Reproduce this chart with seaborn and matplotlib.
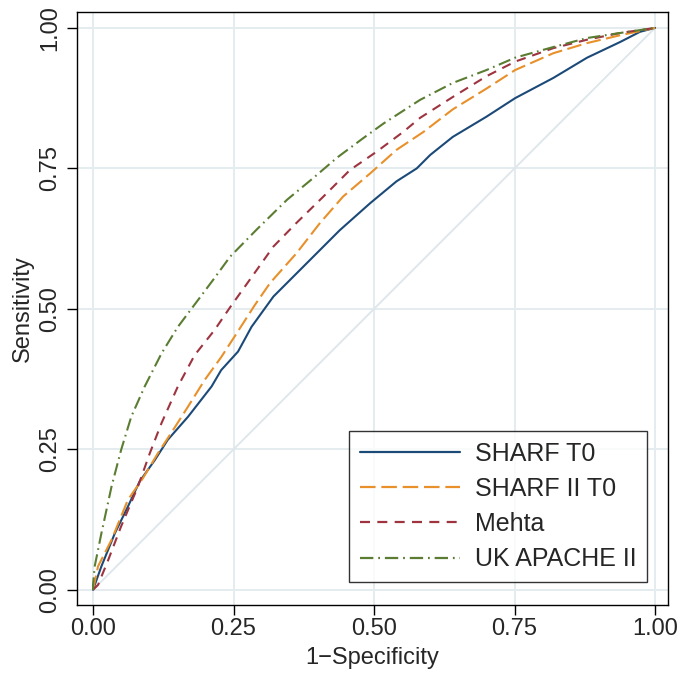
"""
ROC curves for the four severity scores (SHARF T0, SHARF II T0, Mehta, UK APACHE II).
"""

import matplotlib
matplotlib.use("Agg")
import matplotlib.pyplot as plt
import pandas as pd
import seaborn as sns

# --- values (1-specificity, sensitivity) ---
sharf_t0_x = [0.0, 0.015, 0.039, 0.062, 0.083, 0.110, 0.133, 0.169, 0.211, 0.228,
              0.258, 0.282, 0.321, 0.362, 0.392, 0.439, 0.493, 0.540, 0.576, 0.600,
              0.64, 0.70, 0.751, 0.819, 0.879, 0.938, 0.973, 1.0]
sharf_t0_y = [0.0, 0.042, 0.101, 0.148, 0.193, 0.231, 0.267, 0.308, 0.362, 0.391,
              0.424, 0.468, 0.522, 0.563, 0.593, 0.640, 0.688, 0.727, 0.750, 0.774,
              0.806, 0.842, 0.875, 0.911, 0.947, 0.975, 0.993, 1.0]

sharf2_t0_x = [0.0, 0.009, 0.033, 0.062, 0.089, 0.116, 0.139, 0.169, 0.199, 0.228,
               0.252, 0.288, 0.315, 0.362, 0.404, 0.445, 0.493, 0.540, 0.588, 0.64,
               0.70, 0.751, 0.819, 0.879, 0.938, 1.0]
sharf2_t0_y = [0.0, 0.042, 0.089, 0.160, 0.199, 0.244, 0.279, 0.326, 0.374, 0.414,
               0.451, 0.507, 0.546, 0.599, 0.653, 0.700, 0.741, 0.783, 0.815, 0.855,
               0.892, 0.925, 0.955, 0.973, 0.987, 1.0]

mehta_x = [0.0, 0.009, 0.027, 0.050, 0.080, 0.101, 0.122, 0.151, 0.181, 0.216,
           0.244, 0.279, 0.321, 0.362, 0.410, 0.457, 0.505, 0.552, 0.582, 0.64,
           0.70, 0.751, 0.819, 0.879, 0.938, 1.0]
mehta_y = [0.0, 0.009, 0.053, 0.113, 0.184, 0.243, 0.297, 0.362, 0.418, 0.462,
           0.503, 0.552, 0.611, 0.653, 0.700, 0.747, 0.780, 0.815, 0.840, 0.877,
           0.914, 0.940, 0.964, 0.979, 0.991, 1.0]

apache_x = [0.0, 0.0, 0.003, 0.015, 0.033, 0.050, 0.068, 0.092, 0.122, 0.151,
            0.187, 0.214, 0.244, 0.291, 0.345, 0.392, 0.434, 0.481, 0.517, 0.582,
            0.64, 0.70, 0.751, 0.819, 0.879, 0.938, 1.0]
apache_y = [0.0, 0.009, 0.042, 0.101, 0.184, 0.249, 0.308, 0.362, 0.421, 0.468,
            0.516, 0.552, 0.593, 0.641, 0.694, 0.733, 0.769, 0.804, 0.830, 0.872,
            0.902, 0.925, 0.947, 0.966, 0.982, 0.991, 1.0]

models = ["SHARF T0", "SHARF II T0", "Mehta", "UK APACHE II"]
ref_line = [0.0, 1.0]
ticks = [0.0, 0.25, 0.5, 0.75, 1.0]
tick_labels = ["0.00", "0.25", "0.50", "0.75", "1.00"]

colors = {
    "SHARF T0": "#1c4a78",
    "SHARF II T0": "#e8902a",
    "Mehta": "#9e3440",
    "UK APACHE II": "#5a7d32",
}
dashes = {
    "SHARF T0": "",
    "SHARF II T0": (7, 2.6),
    "Mehta": (4.5, 3.3),
    "UK APACHE II": (6, 2.2, 0.8, 2.2),
}

frames = []
for name, xs, ys in zip(models,
                        [sharf_t0_x, sharf2_t0_x, mehta_x, apache_x],
                        [sharf_t0_y, sharf2_t0_y, mehta_y, apache_y]):
    frames.append(pd.DataFrame({"fpr": xs, "tpr": ys, "model": name}))
df = pd.concat(frames, ignore_index=True)

sns.set_style("white")
plt.rcParams["font.family"] = ["Liberation Sans", "DejaVu Sans"]

fig = plt.figure(figsize=(6.85, 6.76), dpi=100)
ax = fig.add_axes([0.1124, 0.105, 0.8628, 0.877])

# Stata-like light grid and 45 degree reference line
grid_col = "#e4ecf0"
for t in ticks:
    ax.axvline(t, color=grid_col, lw=1.4, zorder=0)
    ax.axhline(t, color=grid_col, lw=1.4, zorder=0)
ax.plot(ref_line, ref_line, color="#dfe7ec", lw=1.4, zorder=1)

sns.lineplot(data=df, x="fpr", y="tpr", hue="model", style="model",
             hue_order=models, style_order=models, palette=colors, dashes=dashes,
             estimator=None, sort=False, lw=1.5, ax=ax, zorder=3)

ax.set_xlim(-0.0285, 1.023)
ax.set_ylim(-0.027, 1.028)
ax.set_xticks(ticks)
ax.set_xticklabels(tick_labels)
ax.set_yticks(ticks)
ax.set_yticklabels(tick_labels, rotation=90, va="center")
ax.tick_params(axis="both", direction="out", length=7.2, width=1, color="black",
               labelsize=17, bottom=True, left=True)
ax.tick_params(axis="x", pad=2.5)
ax.tick_params(axis="y", pad=4)
ax.set_xlabel("1\u2212Specificity", fontsize=17, labelpad=5)
ax.set_ylabel("Sensitivity", fontsize=17, labelpad=4)
for sp in ax.spines.values():
    sp.set_color("black")
    sp.set_linewidth(1.0)

old = ax.get_legend()
handles = old.legend_handles
labels = [t.get_text() for t in old.texts]
old.remove()
leg = ax.legend(handles, labels, loc="lower right", bbox_to_anchor=(0.964, 0.039),
                borderaxespad=0, fontsize=18, frameon=True, fancybox=False,
                edgecolor="black", handlelength=4.0, handletextpad=0.6,
                labelspacing=0.45, borderpad=0.42)
leg.get_frame().set_linewidth(1.0)
for h in leg.legend_handles:
    h.set_linewidth(1.6)

fig.savefig("out.png", dpi=100)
-------------------------
*EXERCISE AIM*. Give back exactly the lines from the first line of the data through the line with "import seaborn as sns", pictures excluded.

*THE COMPLETED TASK*.
Reproduce this chart with seaborn and matplotlib.
"""
ROC curves for the four severity scores (SHARF T0, SHARF II T0, Mehta, UK APACHE II).
"""

import matplotlib
matplotlib.use("Agg")
import matplotlib.pyplot as plt
import pandas as pd
import seaborn as sns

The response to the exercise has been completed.